Numerical analysis of a large two phase fuel bubble evolution under energetic CDA in a medium-sized pool type SFR

The two-phase fuel bubble behavior inside the liquid sodium pool under energetic core disruptive accident (CDA) is an essential consideration in the safety analysis of sodium fast reactors (SFR). The fuel bubble expansion and the resultant reactor vessel pressurization during energetic CDA drive the enhanced actinide transport from the damaged core to the cover gas region and the liquid sodium release to the reactor containment building (RCB). A numerical model is developed to evaluate the fuel bubble behavior by considering the sodium entrainment and the fuel-sodium heat transfer in a medium-sized pool type SFR. The model is validated with relevant benchmark experimental results. Under energetic CDA conditions, the fuel bubble mass typically varies between 1000 and 3000 kg, and the initial fuel bubble temperature ranges from 4200 to 4700 K. The parametric analysis with these input values shows that the sodium entrainment at the bubble-pool interface and the fuel bubble behavior are more sensitive to the initial fuel bubble temperature or superheat than the fuel bubble mass. The time period for the fuel bubble's first expansion-compression cycle range between 600 and 800 ms. The equilibrium or quasi-static pressure under adiabatic condition (i.e. without sodium entrainment and fuel-sodium heat transfer) for the 1000 kg-4200 K case is 1.57 × 10⁵ Pa. Results also show that the sodium vapor partial pressure dominates the total fuel bubble pressure in the 1000 kg-4200 K case when the sodium entrainment and the fuel-sodium heat transfer effects are included. As a result, the quasi-static pressure in the reactor vessel increases to 3.0 × 10⁵ Pa. The fuel bubble-sodium pool interface velocity history which dictates the actinide upward displacement from the core region is evaluated as a function of initial fuel bubble temperature and mass.

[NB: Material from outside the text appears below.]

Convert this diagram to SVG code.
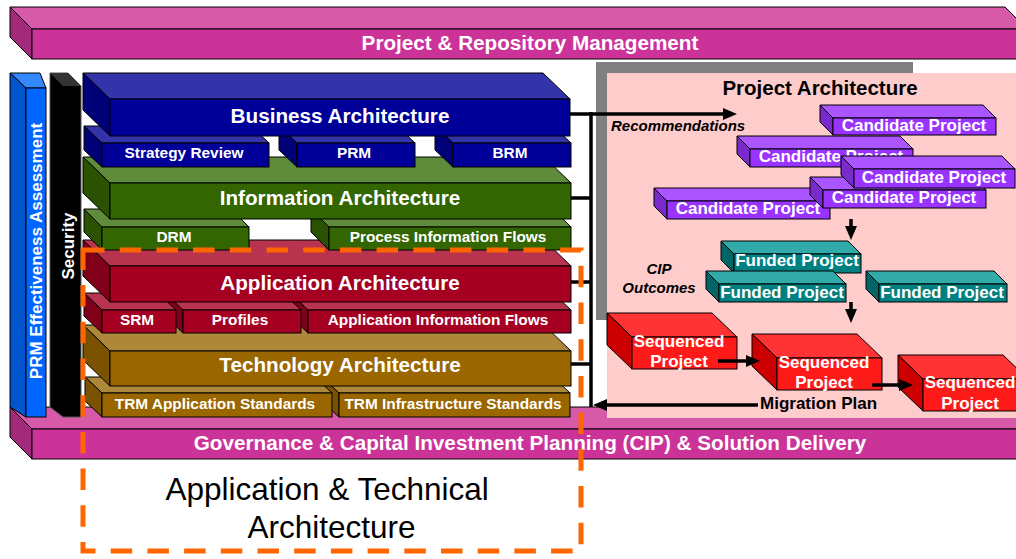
<svg xmlns="http://www.w3.org/2000/svg" width="1016" height="559" viewBox="0 0 1016 559">
  <style>
    .edge { stroke: #000; stroke-width: 1; stroke-linejoin: miter; }
    .lbl { font-family: "Liberation Sans", Arial, sans-serif; font-weight: bold; fill: #fff; text-anchor: middle; }
    .big { font-size: 20.7px; }
    .sub { font-size: 15.4px; }
    .prj { font-size: 17px; }
    .note { font-family: "Liberation Sans", Arial, sans-serif; font-weight: bold; fill: #000; }
    .ital { font-style: italic; font-size: 15px; }
    .conn { stroke: #000; stroke-width: 3.5; fill: none; }
    .mag .t { fill: #D65AA8; } .mag .l { fill: #A32A7A; } .mag .f { fill: #CC3399; }
    .blu .t { fill: #3388FF; } .blu .l { fill: #0055CC; } .blu .f { fill: #0066FF; }
    .biz .t { fill: #3333AA; } .biz .l { fill: #000077; } .biz .f { fill: #000099; }
    .inf .t { fill: #5E8C3A; } .inf .l { fill: #2A5200; } .inf .f { fill: #336600; }
    .app .t { fill: #B8334D; } .app .l { fill: #80001A; } .app .f { fill: #A50021; }
    .tec .t { fill: #AD873A; } .tec .l { fill: #7A5200; } .tec .f { fill: #996600; }
    .cand .t { fill: #AA55FF; } .cand .l { fill: #7A29CC; } .cand .f { fill: #9933FF; }
    .fund .t { fill: #33AAAA; } .fund .l { fill: #006666; } .fund .f { fill: #008080; }
    .seq .t { fill: #FF3333; } .seq .l { fill: #CC0000; } .seq .f { fill: #FF1A1A; }
  </style>
  <defs>
    <marker id="ah" markerUnits="userSpaceOnUse" markerWidth="14" markerHeight="12" refX="2" refY="6" orient="auto">
      <path d="M0,0 L14,6 L0,12 z" fill="#000"/>
    </marker>
  </defs>

  <rect width="1016" height="559" fill="#fff"/>

  <!-- top bar -->
  <g id="prm-repository" class="mag">
    <polygon class="t edge" points="10,7 1005,7 1027,29 32,29"/>
    <polygon class="l edge" points="10,7 32,29 32,59 10,37"/>
    <rect class="f edge" x="32" y="29" width="995" height="30"/>
    <text class="lbl big" x="530" y="50">Project &amp; Repository Management</text>
  </g>

  <!-- bottom bar -->
  <g id="governance" class="mag">
    <polygon class="t edge" points="10,407 1005,407 1027,429 32,429"/>
    <polygon class="l edge" points="10,407 32,429 32,459 10,437"/>
    <rect class="f edge" x="32" y="429" width="995" height="30"/>
    <text class="lbl big" x="530" y="450">Governance &amp; Capital Investment Planning (CIP) &amp; Solution Delivery</text>
  </g>

  <!-- side pillars -->
  <g id="prm-assessment" class="blu">
    <polygon class="t edge" points="10,73 40,73 46,88 26,88"/>
    <polygon class="l edge" points="10,73 26,88 26,417 10,407"/>
    <rect class="f edge" x="26" y="88" width="20" height="329"/>
    <text class="lbl" font-size="17" transform="translate(42,251) rotate(-90)">PRM Effectiveness Assessment</text>
  </g>
  <g id="security">
    <polygon points="50,73 50,407 63,417 81,417 81,86 68,73" fill="#000" stroke="#555" stroke-width="1"/>
    <polygon points="50,73 68,73 81,86 63,86" fill="#333"/>
    <text class="lbl" font-size="17" transform="translate(74,246) rotate(-90)">Security</text>
  </g>

  <!-- architecture layers, bottom-most drawn first -->
  <g id="trm-infra" class="tec">
    <polygon class="t edge" points="322,377 553,377 570,393 339,393"/>
    <polygon class="l edge" points="322,377 339,393 339,417 322,401"/>
    <rect class="f edge" x="339" y="393" width="231" height="24"/>
    <text class="lbl sub" x="453" y="408.5">TRM Infrastructure Standards</text>
  </g>
  <g id="trm-app" class="tec">
    <polygon class="t edge" points="85,377 315,377 332,393 102,393"/>
    <polygon class="l edge" points="85,377 102,393 102,417 85,401"/>
    <rect class="f edge" x="102" y="393" width="230" height="24"/>
    <text class="lbl sub" x="215" y="408.5">TRM Application Standards</text>
  </g>
  <g id="technology" class="tec">
    <polygon class="t edge" points="83,325 544,325 571,351 110,351"/>
    <polygon class="l edge" points="83,325 110,351 110,386 83,360"/>
    <rect class="f edge" x="110" y="351" width="461" height="35"/>
    <text class="lbl big" x="340" y="372">Technology Architecture</text>
  </g>

  <g id="app-info-flows" class="app">
    <polygon class="t edge" points="290,293 553,293 571,310 308,310"/>
    <polygon class="l edge" points="290,293 308,310 308,333 290,316"/>
    <rect class="f edge" x="308" y="310" width="263" height="23"/>
    <text class="lbl sub" x="438" y="325">Application Information Flows</text>
  </g>
  <g id="profiles" class="app">
    <polygon class="t edge" points="165,293 283,293 301,310 183,310"/>
    <polygon class="l edge" points="165,293 183,310 183,333 165,316"/>
    <rect class="f edge" x="183" y="310" width="118" height="23"/>
    <text class="lbl sub" x="240" y="325">Profiles</text>
  </g>
  <g id="srm" class="app">
    <polygon class="t edge" points="84,293 158,293 176,310 102,310"/>
    <polygon class="l edge" points="84,293 102,310 102,333 84,316"/>
    <rect class="f edge" x="102" y="310" width="74" height="23"/>
    <text class="lbl sub" x="137" y="325">SRM</text>
  </g>
  <g id="application" class="app">
    <polygon class="t edge" points="83,240 544,240 571,266 110,266"/>
    <polygon class="l edge" points="83,240 110,266 110,302 83,276"/>
    <rect class="f edge" x="110" y="266" width="461" height="36"/>
    <text class="lbl big" x="340" y="290">Application Architecture</text>
  </g>

  <g id="process-info-flows" class="inf">
    <polygon class="t edge" points="311,209 553,209 571,227 329,227"/>
    <polygon class="l edge" points="311,209 329,227 329,250 311,232"/>
    <rect class="f edge" x="329" y="227" width="242" height="23"/>
    <text class="lbl sub" x="448" y="242">Process Information Flows</text>
  </g>
  <g id="drm" class="inf">
    <polygon class="t edge" points="84,209 231,209 249,227 102,227"/>
    <polygon class="l edge" points="84,209 102,227 102,250 84,232"/>
    <rect class="f edge" x="102" y="227" width="147" height="23"/>
    <text class="lbl sub" x="174" y="242">DRM</text>
  </g>
  <g id="information" class="inf">
    <polygon class="t edge" points="83,157 544,157 571,183 110,183"/>
    <polygon class="l edge" points="83,157 110,183 110,219 83,193"/>
    <rect class="f edge" x="110" y="183" width="461" height="36"/>
    <text class="lbl big" x="340" y="205">Information Architecture</text>
  </g>

  <g id="brm" class="biz">
    <polygon class="t edge" points="435,126 553,126 571,143 453,143"/>
    <polygon class="l edge" points="435,126 453,143 453,167 435,150"/>
    <rect class="f edge" x="453" y="143" width="118" height="24"/>
    <text class="lbl sub" x="510" y="158">BRM</text>
  </g>
  <g id="prm" class="biz">
    <polygon class="t edge" points="279,126 397,126 415,143 297,143"/>
    <polygon class="l edge" points="279,126 297,143 297,167 279,150"/>
    <rect class="f edge" x="297" y="143" width="118" height="24"/>
    <text class="lbl sub" x="354" y="158">PRM</text>
  </g>
  <g id="strategy-review" class="biz">
    <polygon class="t edge" points="84,126 251,126 269,143 102,143"/>
    <polygon class="l edge" points="84,126 102,143 102,167 84,150"/>
    <rect class="f edge" x="102" y="143" width="167" height="24"/>
    <text class="lbl sub" x="184" y="158">Strategy Review</text>
  </g>
  <g id="business" class="biz">
    <polygon class="t edge" points="83,73 543,73 570,99 110,99"/>
    <polygon class="l edge" points="83,73 110,99 110,136 83,110"/>
    <rect class="f edge" x="110" y="99" width="460" height="37"/>
    <text class="lbl big" x="340" y="123">Business Architecture</text>
  </g>

  <!-- project architecture panel -->
  <g id="project-architecture">
    <rect x="596" y="62" width="317" height="258" fill="#808080"/>
    <rect x="607" y="73" width="420" height="345" fill="#FFCCCC"/>
    <text class="note" font-size="20.5" x="820" y="95" text-anchor="middle">Project Architecture</text>
    <text class="note ital" x="611" y="131">Recommendations</text>
    <text class="note ital" x="659" y="274" text-anchor="middle">CIP</text>
    <text class="note ital" x="659" y="293" text-anchor="middle">Outcomes</text>
    <text class="note" font-size="17" x="760" y="409">Migration Plan</text>
  </g>

  <g id="candidate-1" class="cand">
    <polygon class="t edge" points="820,105 983,105 996,118 833,118"/>
    <polygon class="l edge" points="820,105 833,118 833,135 820,122"/>
    <rect class="f edge" x="833" y="118" width="163" height="17"/>
    <text class="lbl prj" x="914" y="131">Candidate Project</text>
  </g>
  <g id="candidate-2" class="cand">
    <polygon class="t edge" points="737,136 900,136 913,149 750,149"/>
    <polygon class="l edge" points="737,136 750,149 750,167 737,154"/>
    <rect class="f edge" x="750" y="149" width="163" height="18"/>
    <text class="lbl prj" x="831" y="162">Candidate Project</text>
  </g>
  <g id="candidate-5" class="cand">
    <polygon class="t edge" points="654,188 817,188 830,201 667,201"/>
    <polygon class="l edge" points="654,188 667,201 667,219 654,206"/>
    <rect class="f edge" x="667" y="201" width="163" height="18"/>
    <text class="lbl prj" x="748" y="214">Candidate Project</text>
  </g>
  <g id="candidate-4" class="cand">
    <polygon class="t edge" points="810,177 973,177 986,190 823,190"/>
    <polygon class="l edge" points="810,177 823,190 823,208 810,195"/>
    <rect class="f edge" x="823" y="190" width="163" height="18"/>
    <text class="lbl prj" x="904" y="203">Candidate Project</text>
  </g>
  <g id="candidate-3" class="cand">
    <polygon class="t edge" points="841,156 1002,156 1015,169 854,169"/>
    <polygon class="l edge" points="841,156 854,169 854,188 841,175"/>
    <rect class="f edge" x="854" y="169" width="161" height="19"/>
    <text class="lbl prj" x="934" y="183">Candidate Project</text>
  </g>

  <g id="funded-1" class="fund">
    <polygon class="t edge" points="721,241 848,241 861,254 734,254"/>
    <polygon class="l edge" points="721,241 734,254 734,273 721,260"/>
    <rect class="f edge" x="734" y="254" width="127" height="19"/>
    <text class="lbl prj" x="797" y="266">Funded Project</text>
  </g>
  <g id="funded-2" class="fund">
    <polygon class="t edge" points="706,271 833,271 846,284 719,284"/>
    <polygon class="l edge" points="706,271 719,284 719,302 706,289"/>
    <rect class="f edge" x="719" y="284" width="127" height="18"/>
    <text class="lbl prj" x="782" y="298">Funded Project</text>
  </g>
  <g id="funded-3" class="fund">
    <polygon class="t edge" points="866,271 994,271 1007,284 879,284"/>
    <polygon class="l edge" points="866,271 879,284 879,302 866,289"/>
    <rect class="f edge" x="879" y="284" width="128" height="18"/>
    <text class="lbl prj" x="942" y="298">Funded Project</text>
  </g>

  <g id="sequenced-1" class="seq">
    <polygon class="t edge" points="607,313 712,313 737,337 632,337"/>
    <polygon class="l edge" points="607,313 632,337 632,369 607,345"/>
    <rect class="f edge" x="632" y="337" width="105" height="32"/>
    <text class="lbl prj" x="679" y="347">Sequenced</text>
    <text class="lbl prj" x="679" y="367">Project</text>
  </g>
  <g id="sequenced-2" class="seq">
    <polygon class="t edge" points="752,334 857,334 882,358 777,358"/>
    <polygon class="l edge" points="752,334 777,358 777,390 752,366"/>
    <rect class="f edge" x="777" y="358" width="105" height="32"/>
    <text class="lbl prj" x="824" y="368">Sequenced</text>
    <text class="lbl prj" x="824" y="388">Project</text>
  </g>
  <g id="sequenced-3" class="seq">
    <polygon class="t edge" points="898,355 1003,355 1028,379 923,379"/>
    <polygon class="l edge" points="898,355 923,379 923,411 898,387"/>
    <rect class="f edge" x="923" y="379" width="105" height="32"/>
    <text class="lbl prj" x="970" y="388">Sequenced</text>
    <text class="lbl prj" x="970" y="409">Project</text>
  </g>

  <!-- connectors -->
  <g id="connectors">
    <polyline class="conn" points="591,112 591,407"/>
    <line class="conn" x1="571" y1="198" x2="591" y2="198"/>
    <line class="conn" x1="571" y1="282" x2="591" y2="282"/>
    <line class="conn" x1="571" y1="364" x2="591" y2="364"/>
    <line class="conn" x1="570" y1="114" x2="725" y2="114" marker-end="url(#ah)"/>
    <line class="conn" x1="758" y1="405" x2="605" y2="405" marker-end="url(#ah)"/>
    <line class="conn" x1="851" y1="219" x2="851" y2="228" marker-end="url(#ah)"/>
    <line class="conn" x1="851" y1="302" x2="851" y2="311" marker-end="url(#ah)"/>
    <line class="conn" x1="718" y1="361" x2="748" y2="361" marker-end="url(#ah)"/>
    <line class="conn" x1="872" y1="385" x2="901" y2="385" marker-end="url(#ah)"/>
  </g>

  <!-- application & technical architecture outline -->
  <g id="app-tech-scope">
    <rect x="83" y="250" width="498" height="301" fill="none" stroke="#FF6600" stroke-width="5" stroke-dasharray="21.5 15.2"/>
    <text font-family="'Liberation Sans', Arial, sans-serif" font-size="31.5" fill="#000" text-anchor="middle">
      <tspan x="331.5" y="500">Application &amp; Technical</tspan>
      <tspan x="331.5" y="538">Architecture</tspan>
    </text>
  </g>
</svg>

The maximum fuel bubble-sodium pool interface velocity for the input values considered is 35 ms⁻¹. A mechanistic evaluation of the reactor vessel pressure history after the completion of bubble expansion shows that the radiation heat transfer and the fuel vapor condensation reduce the reactor vessel pressure from the quasi-static to the ambient pressure within 10 s. The evaluated velocity and pressure histories would serve as inputs for the mechanistic estimation of in-vessel and in-containment accident source terms due to the fuel bubble expansion under energetic CDA scenario in SFR.